**Available data:**
-- Begin --

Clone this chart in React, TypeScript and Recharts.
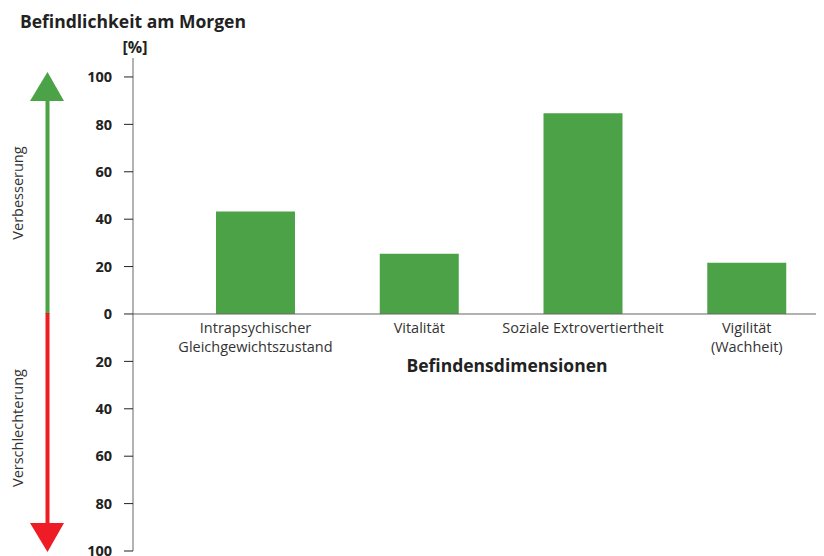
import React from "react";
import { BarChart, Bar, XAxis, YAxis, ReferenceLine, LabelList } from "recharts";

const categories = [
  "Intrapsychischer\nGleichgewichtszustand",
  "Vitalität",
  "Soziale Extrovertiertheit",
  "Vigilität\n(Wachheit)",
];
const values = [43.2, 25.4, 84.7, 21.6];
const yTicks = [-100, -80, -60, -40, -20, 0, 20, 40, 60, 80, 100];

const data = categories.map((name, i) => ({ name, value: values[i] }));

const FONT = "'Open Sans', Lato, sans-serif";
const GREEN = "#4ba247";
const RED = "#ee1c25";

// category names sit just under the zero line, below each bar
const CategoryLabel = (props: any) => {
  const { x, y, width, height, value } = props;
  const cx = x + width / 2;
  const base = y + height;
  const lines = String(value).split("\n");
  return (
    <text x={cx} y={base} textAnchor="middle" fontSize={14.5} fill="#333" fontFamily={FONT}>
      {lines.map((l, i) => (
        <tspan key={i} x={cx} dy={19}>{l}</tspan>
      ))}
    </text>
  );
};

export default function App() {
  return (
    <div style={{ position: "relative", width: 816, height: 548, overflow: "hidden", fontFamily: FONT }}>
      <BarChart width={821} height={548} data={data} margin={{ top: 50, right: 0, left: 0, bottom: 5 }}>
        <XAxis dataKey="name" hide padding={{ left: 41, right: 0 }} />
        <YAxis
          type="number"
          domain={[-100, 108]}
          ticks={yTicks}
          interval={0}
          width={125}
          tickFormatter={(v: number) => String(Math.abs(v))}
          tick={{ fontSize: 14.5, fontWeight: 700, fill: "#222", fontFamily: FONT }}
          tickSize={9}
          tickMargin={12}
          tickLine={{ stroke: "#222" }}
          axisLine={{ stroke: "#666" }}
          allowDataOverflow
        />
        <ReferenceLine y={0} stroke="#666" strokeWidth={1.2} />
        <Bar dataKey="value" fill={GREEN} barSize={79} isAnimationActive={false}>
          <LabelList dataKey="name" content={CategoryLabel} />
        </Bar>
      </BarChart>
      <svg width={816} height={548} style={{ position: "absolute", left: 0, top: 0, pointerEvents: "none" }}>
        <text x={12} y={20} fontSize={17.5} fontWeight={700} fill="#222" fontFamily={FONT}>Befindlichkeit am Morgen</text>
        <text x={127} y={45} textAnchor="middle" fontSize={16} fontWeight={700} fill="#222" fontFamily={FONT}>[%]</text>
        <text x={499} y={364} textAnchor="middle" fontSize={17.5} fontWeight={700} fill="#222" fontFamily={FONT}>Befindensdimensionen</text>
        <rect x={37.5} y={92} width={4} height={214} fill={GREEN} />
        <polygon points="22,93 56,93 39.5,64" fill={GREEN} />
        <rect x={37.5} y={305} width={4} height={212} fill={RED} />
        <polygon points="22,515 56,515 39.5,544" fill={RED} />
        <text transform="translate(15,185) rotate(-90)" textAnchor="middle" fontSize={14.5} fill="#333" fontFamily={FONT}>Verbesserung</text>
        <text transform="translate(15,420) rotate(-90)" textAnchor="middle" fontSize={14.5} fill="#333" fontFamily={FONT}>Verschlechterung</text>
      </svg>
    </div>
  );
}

-- End --

**Work to complete:** Return the material word for word. Pictures are not part of the copy.

**Exercise answer:**
Clone this chart in React, TypeScript and Recharts.
import React from "react";
import { BarChart, Bar, XAxis, YAxis, ReferenceLine, LabelList } from "recharts";

const categories = [
  "Intrapsychischer\nGleichgewichtszustand",
  "Vitalität",
  "Soziale Extrovertiertheit",
  "Vigilität\n(Wachheit)",
];
const values = [43.2, 25.4, 84.7, 21.6];
const yTicks = [-100, -80, -60, -40, -20, 0, 20, 40, 60, 80, 100];

const data = categories.map((name, i) => ({ name, value: values[i] }));

const FONT = "'Open Sans', Lato, sans-serif";
const GREEN = "#4ba247";
const RED = "#ee1c25";

// category names sit just under the zero line, below each bar
const CategoryLabel = (props: any) => {
  const { x, y, width, height, value } = props;
  const cx = x + width / 2;
  const base = y + height;
  const lines = String(value).split("\n");
  return (
    <text x={cx} y={base} textAnchor="middle" fontSize={14.5} fill="#333" fontFamily={FONT}>
      {lines.map((l, i) => (
        <tspan key={i} x={cx} dy={19}>{l}</tspan>
      ))}
    </text>
  );
};

export default function App() {
  return (
    <div style={{ position: "relative", width: 816, height: 548, overflow: "hidden", fontFamily: FONT }}>
      <BarChart width={821} height={548} data={data} margin={{ top: 50, right: 0, left: 0, bottom: 5 }}>
        <XAxis dataKey="name" hide padding={{ left: 41, right: 0 }} />
        <YAxis
          type="number"
          domain={[-100, 108]}
          ticks={yTicks}
          interval={0}
          width={125}
          tickFormatter={(v: number) => String(Math.abs(v))}
          tick={{ fontSize: 14.5, fontWeight: 700, fill: "#222", fontFamily: FONT }}
          tickSize={9}
          tickMargin={12}
          tickLine={{ stroke: "#222" }}
          axisLine={{ stroke: "#666" }}
          allowDataOverflow
        />
        <ReferenceLine y={0} stroke="#666" strokeWidth={1.2} />
        <Bar dataKey="value" fill={GREEN} barSize={79} isAnimationActive={false}>
          <LabelList dataKey="name" content={CategoryLabel} />
        </Bar>
      </BarChart>
      <svg width={816} height={548} style={{ position: "absolute", left: 0, top: 0, pointerEvents: "none" }}>
        <text x={12} y={20} fontSize={17.5} fontWeight={700} fill="#222" fontFamily={FONT}>Befindlichkeit am Morgen</text>
        <text x={127} y={45} textAnchor="middle" fontSize={16} fontWeight={700} fill="#222" fontFamily={FONT}>[%]</text>
        <text x={499} y={364} textAnchor="middle" fontSize={17.5} fontWeight={700} fill="#222" fontFamily={FONT}>Befindensdimensionen</text>
        <rect x={37.5} y={92} width={4} height={214} fill={GREEN} />
        <polygon points="22,93 56,93 39.5,64" fill={GREEN} />
        <rect x={37.5} y={305} width={4} height={212} fill={RED} />
        <polygon points="22,515 56,515 39.5,544" fill={RED} />
        <text transform="translate(15,185) rotate(-90)" textAnchor="middle" fontSize={14.5} fill="#333" fontFamily={FONT}>Verbesserung</text>
        <text transform="translate(15,420) rotate(-90)" textAnchor="middle" fontSize={14.5} fill="#333" fontFamily={FONT}>Verschlechterung</text>
      </svg>
    </div>
  );
}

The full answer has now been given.